Talent Connection Blog

It’s no secret that entry-level candidates are avidly searching for jobs. So why is your organization having such a hard time finding them? As it turns out, a lot of it has to do with your organization’s recruitment process. There are 4 major aspects to consider in your recruiting process: quality of job posting, the application process itself, quality of the employer brand, and candidate experience. Let’s take a look at each of these to ease the struggle of hiring entry-level employees.

Quality of Job Posting

According to LinkedIn’s Talent Blog, there are 6 components of a well-written job posting:

  1. A straightforward job title. It is stated that 64 percent of job seekers wouldn’t apply for a job if they don’t understand the job title.
  2. A great opening paragraph. This provides the opportunity to make job seekers want to apply for your position.
  3. Separate lists for required skills/qualifications and nice-to-haves. The confusion of having these jumbled together will discourage job seekers, because they believe they aren’t qualified.
  4. Performance-based descriptions. Explaining the day-to-day responsibilities and required outcomes of the position encourages responses only from those who are willing to perform to that level.
  5. Things are only getting more expensive every day. If job seekers cannot easily gather compensation information, they will move on to a different opportunity that meets their salary requirements.
  6. Travel time/distance is a huge factor for whether a candidate can and will apply for a position.

The Application Process

Top job seekers can easily be turned off of a company by tedious applications. Because they are juggling job searching and usually a current job already, they will see a long, tedious application as a waste of their time. Ask yourself: if you were looking for a new job, would you find your organization’s application worth your limited, valuable time?

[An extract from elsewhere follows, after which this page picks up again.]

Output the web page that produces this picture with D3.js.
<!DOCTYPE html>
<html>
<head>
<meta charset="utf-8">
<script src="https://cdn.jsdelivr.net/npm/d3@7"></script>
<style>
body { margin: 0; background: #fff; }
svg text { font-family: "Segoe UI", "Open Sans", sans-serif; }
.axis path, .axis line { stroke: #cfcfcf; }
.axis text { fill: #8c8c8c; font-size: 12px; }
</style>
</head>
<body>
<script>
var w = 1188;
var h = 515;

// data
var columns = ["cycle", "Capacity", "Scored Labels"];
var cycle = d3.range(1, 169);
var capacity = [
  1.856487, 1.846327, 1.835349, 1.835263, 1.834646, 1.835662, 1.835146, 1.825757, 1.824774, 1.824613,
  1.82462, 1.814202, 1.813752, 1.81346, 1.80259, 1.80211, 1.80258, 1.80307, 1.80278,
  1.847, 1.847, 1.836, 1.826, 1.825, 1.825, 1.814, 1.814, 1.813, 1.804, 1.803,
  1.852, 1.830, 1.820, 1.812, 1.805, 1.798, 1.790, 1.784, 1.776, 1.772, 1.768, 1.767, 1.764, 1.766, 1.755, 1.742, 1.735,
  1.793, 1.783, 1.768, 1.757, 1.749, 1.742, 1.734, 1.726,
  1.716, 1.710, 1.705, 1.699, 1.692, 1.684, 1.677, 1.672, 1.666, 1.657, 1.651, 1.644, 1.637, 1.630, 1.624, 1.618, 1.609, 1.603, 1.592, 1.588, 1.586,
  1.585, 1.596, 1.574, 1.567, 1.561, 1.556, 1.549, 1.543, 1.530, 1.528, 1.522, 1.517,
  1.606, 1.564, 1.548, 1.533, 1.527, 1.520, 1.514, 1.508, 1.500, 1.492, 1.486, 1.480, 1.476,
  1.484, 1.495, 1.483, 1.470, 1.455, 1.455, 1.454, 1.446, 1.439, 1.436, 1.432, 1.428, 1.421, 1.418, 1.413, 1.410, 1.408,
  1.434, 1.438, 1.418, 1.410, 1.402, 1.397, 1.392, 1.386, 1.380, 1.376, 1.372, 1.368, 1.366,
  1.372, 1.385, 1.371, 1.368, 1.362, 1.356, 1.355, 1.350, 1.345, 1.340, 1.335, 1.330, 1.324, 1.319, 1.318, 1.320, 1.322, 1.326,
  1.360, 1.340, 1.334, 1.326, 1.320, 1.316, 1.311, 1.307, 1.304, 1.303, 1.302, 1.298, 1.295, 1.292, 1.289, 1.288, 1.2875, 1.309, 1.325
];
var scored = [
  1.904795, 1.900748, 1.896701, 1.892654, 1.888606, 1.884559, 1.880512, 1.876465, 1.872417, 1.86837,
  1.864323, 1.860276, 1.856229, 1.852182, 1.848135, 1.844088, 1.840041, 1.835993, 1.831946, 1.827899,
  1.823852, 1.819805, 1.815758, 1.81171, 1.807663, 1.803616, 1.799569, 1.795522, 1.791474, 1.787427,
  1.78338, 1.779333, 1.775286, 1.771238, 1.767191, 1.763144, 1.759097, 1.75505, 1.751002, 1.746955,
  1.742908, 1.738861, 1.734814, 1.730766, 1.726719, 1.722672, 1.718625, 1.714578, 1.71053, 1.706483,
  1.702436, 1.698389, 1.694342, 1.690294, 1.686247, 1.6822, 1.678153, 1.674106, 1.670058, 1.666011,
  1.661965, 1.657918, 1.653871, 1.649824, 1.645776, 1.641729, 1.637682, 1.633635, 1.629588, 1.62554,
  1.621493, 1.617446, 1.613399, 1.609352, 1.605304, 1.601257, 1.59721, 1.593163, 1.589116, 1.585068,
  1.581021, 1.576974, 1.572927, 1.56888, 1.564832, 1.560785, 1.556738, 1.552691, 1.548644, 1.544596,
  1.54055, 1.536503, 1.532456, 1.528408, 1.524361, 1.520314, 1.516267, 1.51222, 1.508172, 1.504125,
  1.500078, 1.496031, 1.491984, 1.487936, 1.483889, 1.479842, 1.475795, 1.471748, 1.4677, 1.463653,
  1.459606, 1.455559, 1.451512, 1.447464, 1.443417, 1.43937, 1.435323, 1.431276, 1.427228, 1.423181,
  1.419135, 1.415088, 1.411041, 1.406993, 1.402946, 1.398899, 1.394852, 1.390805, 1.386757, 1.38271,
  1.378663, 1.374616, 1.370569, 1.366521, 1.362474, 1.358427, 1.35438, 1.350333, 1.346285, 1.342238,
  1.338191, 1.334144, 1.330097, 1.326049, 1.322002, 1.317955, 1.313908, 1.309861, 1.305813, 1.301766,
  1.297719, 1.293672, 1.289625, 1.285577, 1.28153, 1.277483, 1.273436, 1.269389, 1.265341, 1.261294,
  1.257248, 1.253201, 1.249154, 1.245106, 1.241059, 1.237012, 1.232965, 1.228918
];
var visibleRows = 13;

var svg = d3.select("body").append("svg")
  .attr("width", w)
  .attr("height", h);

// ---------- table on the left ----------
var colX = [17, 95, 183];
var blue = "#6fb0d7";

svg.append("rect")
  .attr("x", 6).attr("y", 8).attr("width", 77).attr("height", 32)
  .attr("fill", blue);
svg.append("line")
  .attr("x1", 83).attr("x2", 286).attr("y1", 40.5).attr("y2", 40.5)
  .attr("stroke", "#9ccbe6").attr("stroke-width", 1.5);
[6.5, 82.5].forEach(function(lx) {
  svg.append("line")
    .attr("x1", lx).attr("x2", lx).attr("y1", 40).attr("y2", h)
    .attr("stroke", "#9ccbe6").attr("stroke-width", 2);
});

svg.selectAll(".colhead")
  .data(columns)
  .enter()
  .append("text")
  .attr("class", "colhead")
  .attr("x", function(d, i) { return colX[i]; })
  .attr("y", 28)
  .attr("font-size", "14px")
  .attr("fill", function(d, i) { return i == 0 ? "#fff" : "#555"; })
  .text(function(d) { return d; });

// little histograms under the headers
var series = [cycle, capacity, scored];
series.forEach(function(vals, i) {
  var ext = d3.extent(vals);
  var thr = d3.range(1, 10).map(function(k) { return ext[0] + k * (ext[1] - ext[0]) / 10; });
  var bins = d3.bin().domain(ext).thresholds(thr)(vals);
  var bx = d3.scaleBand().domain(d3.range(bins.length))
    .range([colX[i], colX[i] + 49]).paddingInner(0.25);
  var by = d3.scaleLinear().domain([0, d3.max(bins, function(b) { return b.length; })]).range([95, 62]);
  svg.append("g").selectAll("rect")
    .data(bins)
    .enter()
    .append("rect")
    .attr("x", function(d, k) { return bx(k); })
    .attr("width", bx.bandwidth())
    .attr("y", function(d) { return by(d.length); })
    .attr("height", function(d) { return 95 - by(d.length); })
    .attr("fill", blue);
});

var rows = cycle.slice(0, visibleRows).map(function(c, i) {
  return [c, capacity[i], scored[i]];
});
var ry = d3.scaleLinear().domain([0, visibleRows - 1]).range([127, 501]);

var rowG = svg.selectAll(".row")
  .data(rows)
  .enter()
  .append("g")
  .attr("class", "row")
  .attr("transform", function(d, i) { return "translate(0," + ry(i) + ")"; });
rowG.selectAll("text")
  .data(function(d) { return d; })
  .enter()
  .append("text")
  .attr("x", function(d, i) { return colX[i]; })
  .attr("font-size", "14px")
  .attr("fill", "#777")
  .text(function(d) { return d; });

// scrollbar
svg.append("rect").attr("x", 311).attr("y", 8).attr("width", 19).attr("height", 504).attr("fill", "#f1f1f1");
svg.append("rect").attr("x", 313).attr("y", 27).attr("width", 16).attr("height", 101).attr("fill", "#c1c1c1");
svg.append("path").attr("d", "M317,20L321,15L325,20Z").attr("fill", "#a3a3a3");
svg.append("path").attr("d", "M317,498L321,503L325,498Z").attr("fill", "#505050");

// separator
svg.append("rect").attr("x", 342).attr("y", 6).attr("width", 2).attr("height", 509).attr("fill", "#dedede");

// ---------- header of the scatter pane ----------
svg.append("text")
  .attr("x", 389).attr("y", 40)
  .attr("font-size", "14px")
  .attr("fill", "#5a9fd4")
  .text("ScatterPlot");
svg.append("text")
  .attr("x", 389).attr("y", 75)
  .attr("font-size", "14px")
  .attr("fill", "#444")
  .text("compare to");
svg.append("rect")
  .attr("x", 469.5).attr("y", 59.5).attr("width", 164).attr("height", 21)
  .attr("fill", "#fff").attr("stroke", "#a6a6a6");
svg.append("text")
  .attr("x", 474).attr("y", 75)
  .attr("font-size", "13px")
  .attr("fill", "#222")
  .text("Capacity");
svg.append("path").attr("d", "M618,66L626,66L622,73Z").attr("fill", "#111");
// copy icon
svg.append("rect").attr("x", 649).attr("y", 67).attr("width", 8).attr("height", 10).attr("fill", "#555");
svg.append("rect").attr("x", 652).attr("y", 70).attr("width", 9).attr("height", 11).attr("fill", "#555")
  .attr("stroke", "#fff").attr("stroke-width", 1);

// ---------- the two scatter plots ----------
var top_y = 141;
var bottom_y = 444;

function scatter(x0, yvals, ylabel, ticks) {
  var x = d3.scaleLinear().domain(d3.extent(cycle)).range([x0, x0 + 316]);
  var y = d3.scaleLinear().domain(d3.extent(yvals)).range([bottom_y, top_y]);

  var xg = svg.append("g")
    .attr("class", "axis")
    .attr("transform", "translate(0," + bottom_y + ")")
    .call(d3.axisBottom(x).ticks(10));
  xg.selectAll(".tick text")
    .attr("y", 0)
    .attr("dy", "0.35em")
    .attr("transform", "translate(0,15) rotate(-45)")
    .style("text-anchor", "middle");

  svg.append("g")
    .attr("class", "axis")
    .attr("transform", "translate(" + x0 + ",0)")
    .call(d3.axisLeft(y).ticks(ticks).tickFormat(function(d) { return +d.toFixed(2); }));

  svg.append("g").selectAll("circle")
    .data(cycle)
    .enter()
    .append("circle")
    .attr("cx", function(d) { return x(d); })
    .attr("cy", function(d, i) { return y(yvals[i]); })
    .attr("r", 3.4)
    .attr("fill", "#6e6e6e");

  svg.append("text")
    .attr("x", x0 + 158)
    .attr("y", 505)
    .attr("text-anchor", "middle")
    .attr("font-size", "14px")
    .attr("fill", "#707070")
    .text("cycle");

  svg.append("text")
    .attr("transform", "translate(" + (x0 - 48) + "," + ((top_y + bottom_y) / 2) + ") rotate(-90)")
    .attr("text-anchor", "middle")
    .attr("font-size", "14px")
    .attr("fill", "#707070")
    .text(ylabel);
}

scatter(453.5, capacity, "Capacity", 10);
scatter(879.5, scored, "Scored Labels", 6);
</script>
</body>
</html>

Quality of the Employer Brand

Desirable candidates will be looking at your culture, benefits, reputation, and factors that relate to their personal goals, such as development opportunities. A 2012 Employer Brand International Survey found that 84 percent of companies believe the key to achieving employer branding objectives is a clearly defined strategy.

Candidate Experience

This is possibly the most important aspect of all, because a poor candidate experience not only affects your ability to hire that good candidate, it also affects your company’s entire reputation. Unfortunately, negative candidate experiences are all too common; usually related to a lack of communication between recruiter and candidate. To give you an idea, take a look at the findings of a CareerBuilder survey of over 800,000 job seekers:

  • 44 percent had a worse opinion of the company as a whole after applying and not receiving a response
  • 32 percent were less likely to buy products from a company that didn’t respond to their application
  • 15 percent thought the recruiter was unprofessional for not responding

The blow to your company’s reputation would come from the whopping 78 percent that said they would talk about their bad experience with your company to others, and the 15 percent that stated they would even share the experience on social media.

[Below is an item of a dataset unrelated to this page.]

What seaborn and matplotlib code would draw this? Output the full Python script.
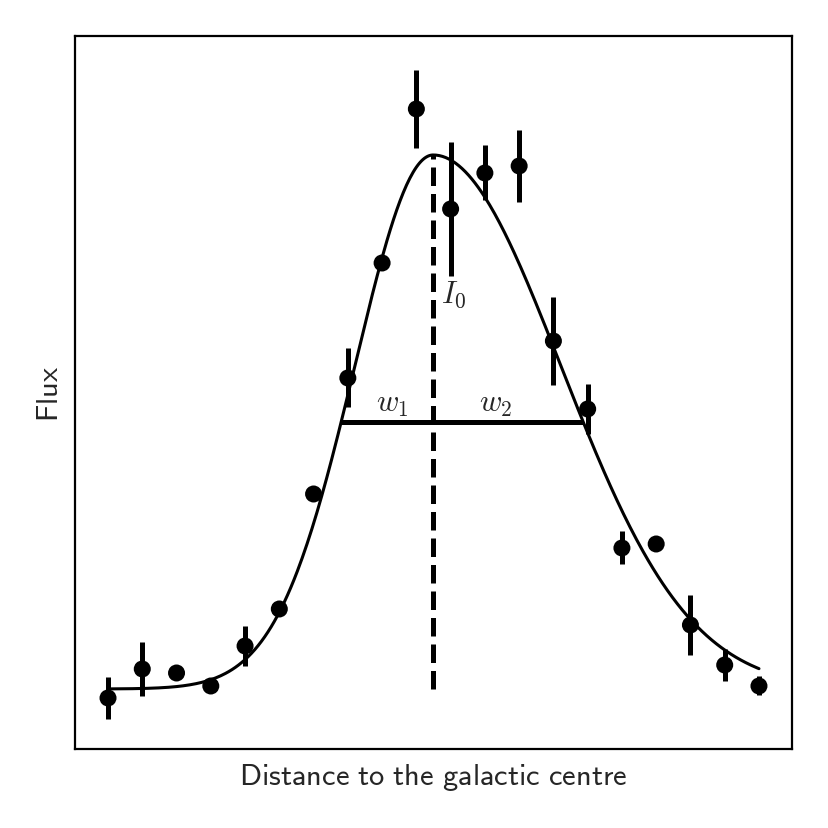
"""
Flux profile across the galactic centre with an asymmetric Gaussian fit,
marking the peak (I_0) and the two half widths (w_1, w_2).
"""

import numpy as np
import pandas as pd
import matplotlib
matplotlib.use("Agg")
import matplotlib.pyplot as plt
import seaborn as sns


# ── Data ──────────────────────────────────────────────────────────────────────

distance = list(range(20))
flux = [1.02, 1.60, 1.52, 1.26, 2.06, 2.80, 5.10, 7.42, 9.72, 12.80,
        10.80, 11.52, 11.66, 8.16, 6.80, 4.02, 4.10, 2.48, 1.68, 1.26]
flux_err = [0.42, 0.54, 0.0, 0.0, 0.40, 0.0, 0.0, 0.59, 0.0, 0.78,
            1.34, 0.55, 0.72, 0.88, 0.50, 0.33, 0.0, 0.60, 0.32, 0.19]

# fitted asymmetric Gaussian parameters
baseline = 1.2
amplitude = 10.68
centre = 9.49
sigma_left = 2.28
sigma_right = 3.72


# ── Model ─────────────────────────────────────────────────────────────────────

def asym_gauss(x):
    """Two-sided Gaussian on a constant baseline."""
    sigma = np.where(x < centre, sigma_left, sigma_right)
    return baseline + amplitude * np.exp(-0.5 * ((x - centre) / sigma) ** 2)


df = pd.DataFrame({"distance": distance, "flux": flux, "err": flux_err})

x_fit = np.linspace(min(distance), max(distance), 400)
fit = pd.DataFrame({"distance": x_fit, "flux": asym_gauss(x_fit)})

hwhm = np.sqrt(2 * np.log(2))
half_max = baseline + amplitude / 2
w1_edge = centre - hwhm * sigma_left
w2_edge = centre + hwhm * sigma_right


# ── Plot ──────────────────────────────────────────────────────────────────────

sns.set_style("white")
plt.rcParams["mathtext.fontset"] = "cm"

fig = plt.figure(figsize=(8.29, 8.29), dpi=100)
ax = fig.add_axes([0.0905, 0.0953, 0.8649, 0.8601])

ax.errorbar(df["distance"], df["flux"], yerr=df["err"], fmt="none",
            ecolor="black", elinewidth=3.6, capsize=0, zorder=2)
sns.scatterplot(data=df, x="distance", y="flux", ax=ax, color="black",
                s=150, edgecolor="none", zorder=3)
sns.lineplot(data=fit, x="distance", y="flux", ax=ax, color="black",
             linewidth=2.2, zorder=2)

ax.plot([centre, centre], [baseline, baseline + amplitude], color="black",
        linestyle="--", linewidth=3.6, zorder=1)
ax.plot([w1_edge, w2_edge], [half_max, half_max], color="black",
        linewidth=3.6, solid_capstyle="butt", zorder=1)

ax.text(8.29, 6.9, r"$w_1$", fontsize=22, ha="center", va="center")
ax.text(11.33, 6.9, r"$w_2$", fontsize=22, ha="center", va="center")
ax.text(9.72, 9.1, r"$I_0$", fontsize=22, ha="left", va="center")

ax.set_xlim(-0.963, 19.965)
ax.set_ylim(0.0, 14.26)
ax.set_xticks([])
ax.set_yticks([])
ax.set_xlabel(r"$\mathsf{Distance\ to\ the\ galactic\ centre}$",
              fontsize=22, labelpad=9)
ax.set_ylabel(r"$\mathsf{Flux}$", fontsize=22, labelpad=8)
for spine in ax.spines.values():
    spine.set_color("black")
    spine.set_linewidth(1.6)

fig.savefig("out.png", dpi=100)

As a millennial who has fallen victim to the unprofessional post-application silence on more than one occasion, I agree with these unfortunate statistics.

All it takes to prevent this issue is a bit of simple communication—let the candidate know you’ve received their application and that it is being processed. And if you have the need to turn the candidate down, a professional “no thank you” goes a much farther way than silence.

If you’re in the market to hire entry-level employees, keep these 4 aspects in mind to make that hiring process a little easier.